Data races in the JDK!

Eric | June 14, 2008

At the moment I am doing some more work on evaluating tracematches ahead-of-time. One tracematch patten that we use in our benchmarks we called ASyncIter, a simplified version of which looks as follows:

tracematch(Collection c) {
	sym sync after returning:
		call(* Collections.synchr*(..)) && args(c);
	sym iter before:
		call(* Collection.iterator()) && target(c);

	sync iter {
		if(!Thread.holdsLock(c))
			error(``Have to synchronize iterator at ''+thisJoinPoint);
        }
}

This tracematch reports an error if you create a synchronized collection and then iterate over this collection without holding a lock on the collection object. According to the JDK javadoc this is forbidden as it can lead to a race condition. One has to use synchronized collections as follows:

Collection c = Collections.synchronizedCollection(myCollection);
...
synchronized(c) {
	Iterator i = c.iterator(); // Must be in the synchronized block
	while (i.hasNext())
		foo(i.next());
}

The problem

Fair enough. If one is aware of this problem one can certainly write code like that and using the ASyncIter tracematch one can even check whether this idiom is adhered to. However I was absolutely stunned to find out that Koushik Sen found violations of this pattern even in the current version of the JDK! Yes that’s right, even the people at Sun got it wrong (and IBM’s JDK get’s it wrong too)!

Check out this code here:

public static void main(String[] args) {
	List l1 = new LinkedList(), l2 = new LinkedList();
	for(int i=0;i<100000;i++) {
		l1.add(""+i);
	}
	for(int i=0;i<100000;i++) {
		l2.add(""+i);
	}
	//reverse to make the search take a little longer
	Collections.reverse(l2);
	final List sl1 = Collections.synchronizedList(l1);
	final List sl2 = Collections.synchronizedList(l2);

	new Thread() {
		public void run() {
			//synchronized (sl2) {
				sl1.containsAll(sl2);
			//}
		}
	}.start();
	new Thread() {
		public void run() {
			try {
				Thread.sleep(100);
			} catch (InterruptedException e) {
			}
			sl2.add("evil");
		}
	}.start();
}

The code fills two linked lists. We reverse one of them so that if I call l1.containsAll(l2) this call takes a little longer (note that search in lists is slow anyway). Then I synchronize both lists by calling Collections.synchronizedList(..). This returns a synchronized wrapper object. So actually the concurrent modification performed by the second Thread in line 27 should do no harm. So you would think! This is what you get when you run this code:

Exception in thread "Thread-0" java.util.ConcurrentModificationException
	at java.util.LinkedList$ListItr.checkForComodification(LinkedList.java:761)
	at java.util.LinkedList$ListItr.next(LinkedList.java:696)
	at java.util.AbstractCollection.containsAll(AbstractCollection.java:278)
	at java.util.Collections$SynchronizedCollection.containsAll(Collections.java:1584)
	at Main$1.run(Main.java:24)

How come? The problem is that java.util.Collections.SynchronizedCollection.containsAll(Collection) only synchronizes on “this”, i.e. the synchronized collection which you call containsAll on. It does not however synchronize on the collection that you pass in as an argument (sl2 in our case). Therefore when I call sl2.add("evil") this call executes immediately and is not blocked until containsAll returns!

A possible solution

So how can one fix this? That’s easy: Just change the implementation of SynchronizedCollection.containsAll(Collection)  to:

public boolean containsAll(Collection<?> coll) {
    synchronized(mutex) {
	synchronized(coll) { //added
		return c.containsAll(coll);
	}
    }
}

Apparently somebody noted this problem before and I am stunned about the reply that Sun’s developers gave (“not a problem”).

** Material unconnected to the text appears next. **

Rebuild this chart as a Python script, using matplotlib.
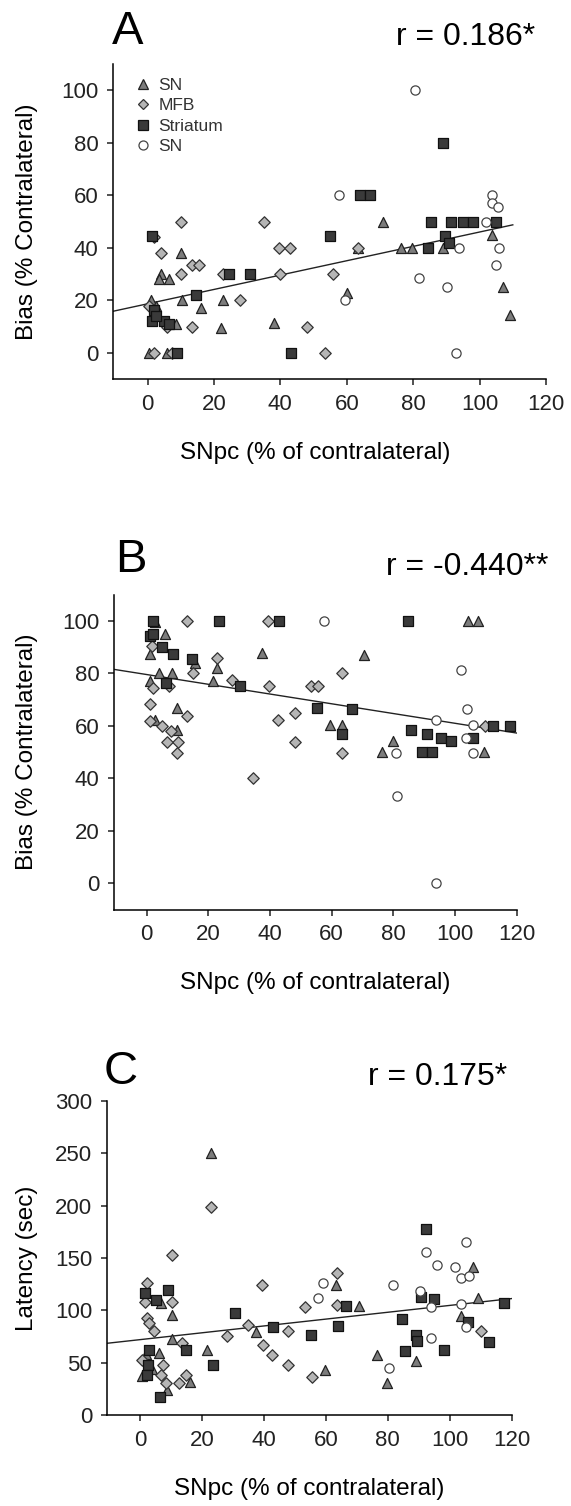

How did Koushik Sen find this?

Yes that’s an interesting one. Koushik Sen wrote a really great paper for this year’s PLDI in which he proposes RaceFuzzer, a tool that filters out real data races from possible data races (such as the ones reported by Racer) at runtime. The tool basically stops the threads that could be involved in a race just before the race is going to happen (or not) and then triggers the race (if there is one) by progressing the threads step-by-step in a random order from there on. As you can see this works beautifully!